Wednesday, November 4, 2009

It Was Good While It Lasted . . .



I unmasked . . .

I prayed this morning, and asked the “Lord if he would be able to dissolve away any impurities and prepare myself to face another day.”

I want to receive the maximum benefits of his blessings.

Yet, to my dismay, I received no answer.

Brent Dionn Harris, yeah . . . that’s my government name. However, one day I made a conscious decision to spell my middle name D-E-O-N or on a special day Déon, because kids in school would question. Hmmm, isn’t D–I-O-N-N the girls spelling of that name.

I remember as a kid questioning my mom about the spelling and she politely replied that’s all she knew.

Perhaps, it’s just a name, yet, it’s my identity, my being, or my personal claim to fame.

However, on November 03, 2009 I somehow despised that name. I felt like I had hit rock bottom, and by far encountered one of my lowest days.

OOOOH, how I wish “Precious” was my God-given name.

I sat at work somewhat in a daze . . . phones ringing, conversations around me, yet, oblivious to the fact that one or more people kept calling out my name.

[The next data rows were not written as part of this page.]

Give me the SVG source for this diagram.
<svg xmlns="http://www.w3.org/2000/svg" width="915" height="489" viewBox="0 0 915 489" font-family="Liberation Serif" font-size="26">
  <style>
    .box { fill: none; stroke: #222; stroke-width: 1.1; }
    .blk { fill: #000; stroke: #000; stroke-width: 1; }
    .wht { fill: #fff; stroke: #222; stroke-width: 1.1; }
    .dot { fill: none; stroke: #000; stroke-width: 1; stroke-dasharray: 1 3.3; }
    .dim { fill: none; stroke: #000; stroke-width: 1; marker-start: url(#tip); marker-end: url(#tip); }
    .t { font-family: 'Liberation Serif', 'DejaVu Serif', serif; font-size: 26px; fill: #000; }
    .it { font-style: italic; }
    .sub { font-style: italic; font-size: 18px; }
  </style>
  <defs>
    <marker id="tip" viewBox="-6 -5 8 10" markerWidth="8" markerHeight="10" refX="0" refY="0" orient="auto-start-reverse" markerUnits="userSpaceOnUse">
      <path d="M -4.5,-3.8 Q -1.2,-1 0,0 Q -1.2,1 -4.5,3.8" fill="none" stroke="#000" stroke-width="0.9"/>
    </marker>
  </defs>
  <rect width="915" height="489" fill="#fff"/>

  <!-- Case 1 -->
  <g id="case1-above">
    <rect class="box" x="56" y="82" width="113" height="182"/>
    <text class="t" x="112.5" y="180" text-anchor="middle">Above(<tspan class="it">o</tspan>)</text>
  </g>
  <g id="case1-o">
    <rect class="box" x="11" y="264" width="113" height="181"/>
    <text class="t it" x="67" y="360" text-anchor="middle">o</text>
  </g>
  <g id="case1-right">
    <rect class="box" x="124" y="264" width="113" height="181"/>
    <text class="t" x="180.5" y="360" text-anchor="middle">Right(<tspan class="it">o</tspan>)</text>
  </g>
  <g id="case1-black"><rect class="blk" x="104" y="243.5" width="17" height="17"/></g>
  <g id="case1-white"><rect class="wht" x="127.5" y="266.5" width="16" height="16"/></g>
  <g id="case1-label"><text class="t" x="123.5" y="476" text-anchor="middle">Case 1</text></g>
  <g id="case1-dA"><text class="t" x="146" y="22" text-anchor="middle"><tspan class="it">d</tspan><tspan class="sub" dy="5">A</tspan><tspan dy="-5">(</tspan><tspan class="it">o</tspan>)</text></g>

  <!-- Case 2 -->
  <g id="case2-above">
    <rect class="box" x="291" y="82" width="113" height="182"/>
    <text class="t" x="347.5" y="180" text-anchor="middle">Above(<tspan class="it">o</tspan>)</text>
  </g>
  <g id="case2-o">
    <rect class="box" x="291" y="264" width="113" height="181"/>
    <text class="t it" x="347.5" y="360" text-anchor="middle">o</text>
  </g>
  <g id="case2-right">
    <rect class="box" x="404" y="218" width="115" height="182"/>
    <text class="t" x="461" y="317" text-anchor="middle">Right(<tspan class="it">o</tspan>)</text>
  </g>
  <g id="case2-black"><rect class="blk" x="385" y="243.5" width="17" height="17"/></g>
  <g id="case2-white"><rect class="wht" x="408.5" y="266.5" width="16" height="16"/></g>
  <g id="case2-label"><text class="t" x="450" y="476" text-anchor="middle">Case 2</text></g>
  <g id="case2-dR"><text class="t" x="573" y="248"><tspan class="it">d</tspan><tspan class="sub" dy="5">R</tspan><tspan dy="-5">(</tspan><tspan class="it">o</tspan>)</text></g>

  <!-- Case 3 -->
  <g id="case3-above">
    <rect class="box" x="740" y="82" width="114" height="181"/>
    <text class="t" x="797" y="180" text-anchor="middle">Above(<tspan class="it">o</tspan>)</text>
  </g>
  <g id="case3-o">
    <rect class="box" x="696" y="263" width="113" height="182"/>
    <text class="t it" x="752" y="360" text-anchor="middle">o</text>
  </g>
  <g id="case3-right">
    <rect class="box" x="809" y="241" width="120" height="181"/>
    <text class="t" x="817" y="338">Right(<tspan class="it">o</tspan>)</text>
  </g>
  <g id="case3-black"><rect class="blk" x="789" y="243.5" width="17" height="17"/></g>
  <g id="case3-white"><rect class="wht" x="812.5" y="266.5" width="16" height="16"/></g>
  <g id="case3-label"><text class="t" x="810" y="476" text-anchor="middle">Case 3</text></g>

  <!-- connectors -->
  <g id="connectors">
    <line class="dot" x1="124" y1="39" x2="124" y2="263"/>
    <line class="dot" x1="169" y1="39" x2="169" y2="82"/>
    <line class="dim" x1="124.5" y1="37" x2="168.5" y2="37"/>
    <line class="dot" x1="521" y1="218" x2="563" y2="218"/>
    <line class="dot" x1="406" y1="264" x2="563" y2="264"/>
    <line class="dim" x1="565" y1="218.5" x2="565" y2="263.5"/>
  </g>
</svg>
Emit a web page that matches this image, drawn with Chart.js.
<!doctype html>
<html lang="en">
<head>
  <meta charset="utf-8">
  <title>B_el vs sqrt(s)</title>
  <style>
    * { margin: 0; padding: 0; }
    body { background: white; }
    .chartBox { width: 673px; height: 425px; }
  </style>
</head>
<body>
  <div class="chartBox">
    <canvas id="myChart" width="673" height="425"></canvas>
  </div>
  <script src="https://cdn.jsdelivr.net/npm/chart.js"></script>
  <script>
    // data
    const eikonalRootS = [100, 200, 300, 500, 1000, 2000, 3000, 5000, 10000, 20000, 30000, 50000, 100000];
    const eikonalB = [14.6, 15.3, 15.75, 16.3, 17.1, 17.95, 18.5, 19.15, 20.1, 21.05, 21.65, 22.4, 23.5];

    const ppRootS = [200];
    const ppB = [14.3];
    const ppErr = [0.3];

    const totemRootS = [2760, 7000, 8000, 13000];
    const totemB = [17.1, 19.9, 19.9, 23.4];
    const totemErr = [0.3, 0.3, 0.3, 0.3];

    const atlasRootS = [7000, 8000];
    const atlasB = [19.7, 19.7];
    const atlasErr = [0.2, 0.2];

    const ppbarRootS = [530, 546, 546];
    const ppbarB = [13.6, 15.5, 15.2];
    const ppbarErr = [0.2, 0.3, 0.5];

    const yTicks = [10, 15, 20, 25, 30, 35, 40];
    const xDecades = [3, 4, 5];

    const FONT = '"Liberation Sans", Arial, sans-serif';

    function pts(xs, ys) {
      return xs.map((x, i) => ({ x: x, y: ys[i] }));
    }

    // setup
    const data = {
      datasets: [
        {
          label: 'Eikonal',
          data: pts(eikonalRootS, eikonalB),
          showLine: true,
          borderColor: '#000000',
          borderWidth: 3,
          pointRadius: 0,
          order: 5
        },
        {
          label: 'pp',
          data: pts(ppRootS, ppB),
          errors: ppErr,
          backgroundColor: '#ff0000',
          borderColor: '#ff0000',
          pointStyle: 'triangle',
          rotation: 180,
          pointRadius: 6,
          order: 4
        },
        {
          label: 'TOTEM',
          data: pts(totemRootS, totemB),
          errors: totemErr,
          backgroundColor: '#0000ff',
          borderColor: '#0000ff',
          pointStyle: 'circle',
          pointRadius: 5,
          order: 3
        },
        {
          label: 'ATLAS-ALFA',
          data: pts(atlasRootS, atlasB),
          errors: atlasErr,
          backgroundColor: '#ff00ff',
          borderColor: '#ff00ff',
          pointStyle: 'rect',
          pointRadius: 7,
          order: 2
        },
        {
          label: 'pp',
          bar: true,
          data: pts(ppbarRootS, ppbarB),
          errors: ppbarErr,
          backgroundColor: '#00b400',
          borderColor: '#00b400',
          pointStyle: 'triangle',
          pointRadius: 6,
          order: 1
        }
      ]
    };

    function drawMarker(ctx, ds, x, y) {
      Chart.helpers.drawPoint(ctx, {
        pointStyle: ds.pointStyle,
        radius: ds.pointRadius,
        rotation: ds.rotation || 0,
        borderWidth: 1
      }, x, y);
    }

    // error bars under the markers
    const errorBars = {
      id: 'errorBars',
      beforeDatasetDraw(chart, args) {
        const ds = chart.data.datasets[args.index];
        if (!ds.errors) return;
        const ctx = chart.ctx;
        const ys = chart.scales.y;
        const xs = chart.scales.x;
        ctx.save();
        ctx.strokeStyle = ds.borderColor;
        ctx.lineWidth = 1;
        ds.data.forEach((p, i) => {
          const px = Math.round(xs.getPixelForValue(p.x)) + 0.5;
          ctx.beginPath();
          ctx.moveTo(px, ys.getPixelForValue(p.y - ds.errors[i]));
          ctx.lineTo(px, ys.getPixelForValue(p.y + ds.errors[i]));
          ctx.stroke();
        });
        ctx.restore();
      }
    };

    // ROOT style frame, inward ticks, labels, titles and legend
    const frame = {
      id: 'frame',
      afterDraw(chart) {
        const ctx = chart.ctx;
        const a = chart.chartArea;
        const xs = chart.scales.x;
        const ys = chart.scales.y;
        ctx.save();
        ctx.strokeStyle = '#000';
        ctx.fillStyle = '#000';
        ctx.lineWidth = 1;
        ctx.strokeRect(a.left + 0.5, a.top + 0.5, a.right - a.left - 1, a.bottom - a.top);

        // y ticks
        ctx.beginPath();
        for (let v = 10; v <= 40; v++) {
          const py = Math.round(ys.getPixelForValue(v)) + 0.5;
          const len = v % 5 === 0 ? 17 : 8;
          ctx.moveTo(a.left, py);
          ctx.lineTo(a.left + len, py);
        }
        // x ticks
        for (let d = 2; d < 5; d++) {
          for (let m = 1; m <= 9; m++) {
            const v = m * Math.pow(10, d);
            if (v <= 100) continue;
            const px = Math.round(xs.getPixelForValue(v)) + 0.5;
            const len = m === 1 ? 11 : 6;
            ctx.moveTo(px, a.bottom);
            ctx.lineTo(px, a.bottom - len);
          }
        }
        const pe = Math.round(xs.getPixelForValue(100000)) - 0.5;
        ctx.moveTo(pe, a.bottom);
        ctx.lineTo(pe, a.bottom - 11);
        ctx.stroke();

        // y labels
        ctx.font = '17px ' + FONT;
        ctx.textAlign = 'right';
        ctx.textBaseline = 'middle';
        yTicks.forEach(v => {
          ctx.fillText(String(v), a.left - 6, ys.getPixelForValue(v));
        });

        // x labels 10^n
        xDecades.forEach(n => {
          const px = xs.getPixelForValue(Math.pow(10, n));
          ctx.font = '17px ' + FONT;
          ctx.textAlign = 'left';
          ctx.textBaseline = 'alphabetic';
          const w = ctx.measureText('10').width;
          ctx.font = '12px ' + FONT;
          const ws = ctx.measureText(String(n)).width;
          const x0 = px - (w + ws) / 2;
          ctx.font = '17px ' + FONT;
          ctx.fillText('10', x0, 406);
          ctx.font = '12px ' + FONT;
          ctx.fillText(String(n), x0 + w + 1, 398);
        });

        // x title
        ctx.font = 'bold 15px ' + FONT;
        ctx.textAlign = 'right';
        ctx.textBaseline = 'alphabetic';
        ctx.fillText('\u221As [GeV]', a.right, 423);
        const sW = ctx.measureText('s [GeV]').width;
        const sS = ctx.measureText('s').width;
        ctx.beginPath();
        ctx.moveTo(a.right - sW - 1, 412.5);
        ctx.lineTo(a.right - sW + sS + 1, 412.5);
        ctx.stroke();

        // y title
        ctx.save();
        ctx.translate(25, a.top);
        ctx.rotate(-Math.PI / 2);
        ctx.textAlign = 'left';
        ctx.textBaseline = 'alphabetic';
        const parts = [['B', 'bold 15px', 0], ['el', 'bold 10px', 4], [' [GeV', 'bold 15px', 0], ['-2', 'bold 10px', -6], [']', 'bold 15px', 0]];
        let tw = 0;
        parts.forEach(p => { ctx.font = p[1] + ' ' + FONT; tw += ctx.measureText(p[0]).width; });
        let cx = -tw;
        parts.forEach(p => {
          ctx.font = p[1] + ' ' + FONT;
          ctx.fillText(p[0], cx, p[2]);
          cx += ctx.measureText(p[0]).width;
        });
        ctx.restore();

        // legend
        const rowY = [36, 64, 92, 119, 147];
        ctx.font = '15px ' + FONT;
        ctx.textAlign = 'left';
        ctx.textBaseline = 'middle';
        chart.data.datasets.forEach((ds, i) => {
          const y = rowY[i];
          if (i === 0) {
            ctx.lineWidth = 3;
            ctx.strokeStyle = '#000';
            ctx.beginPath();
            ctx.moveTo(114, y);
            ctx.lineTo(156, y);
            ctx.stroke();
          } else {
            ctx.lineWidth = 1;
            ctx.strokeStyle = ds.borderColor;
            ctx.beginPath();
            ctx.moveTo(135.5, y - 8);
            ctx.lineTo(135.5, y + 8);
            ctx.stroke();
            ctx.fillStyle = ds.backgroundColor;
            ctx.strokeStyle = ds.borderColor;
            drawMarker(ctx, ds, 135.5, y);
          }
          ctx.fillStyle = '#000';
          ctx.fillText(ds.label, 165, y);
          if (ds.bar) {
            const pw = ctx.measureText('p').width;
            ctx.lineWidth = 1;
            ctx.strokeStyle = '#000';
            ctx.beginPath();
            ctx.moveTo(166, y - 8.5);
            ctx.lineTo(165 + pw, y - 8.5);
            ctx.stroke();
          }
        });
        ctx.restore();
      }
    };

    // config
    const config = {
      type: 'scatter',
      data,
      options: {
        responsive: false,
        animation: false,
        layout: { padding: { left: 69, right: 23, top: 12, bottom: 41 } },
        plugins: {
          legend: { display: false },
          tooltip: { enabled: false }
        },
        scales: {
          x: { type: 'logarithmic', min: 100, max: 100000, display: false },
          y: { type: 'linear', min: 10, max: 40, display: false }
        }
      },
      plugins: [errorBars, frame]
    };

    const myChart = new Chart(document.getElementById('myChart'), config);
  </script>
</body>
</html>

See I kept thinkin’ to myself I need a plan . . . Some plan, any plan that would destroy this pain. I’m ready to check out, and face the consequences of my means to an end. See, I've been down this road, and unsuccessful as you can see, but, hopefully this time there won't be a Part 3.

Lord don’t you think my day should be filled with joy, happiness, satisfaction, or just a mere inkling of delight. Because, this November chill has exposed my cold, raw, grim, illusion of despair and has unmasked my downheartedness and despondent life.

But, once again I'm here to see another day hoping somethin’ will trigger and will open my shades to an abundance of sunlight. But, if not I hope I touched at least one person and made them Laugh, Smile, and just B . . . because being Xclusive is your Right!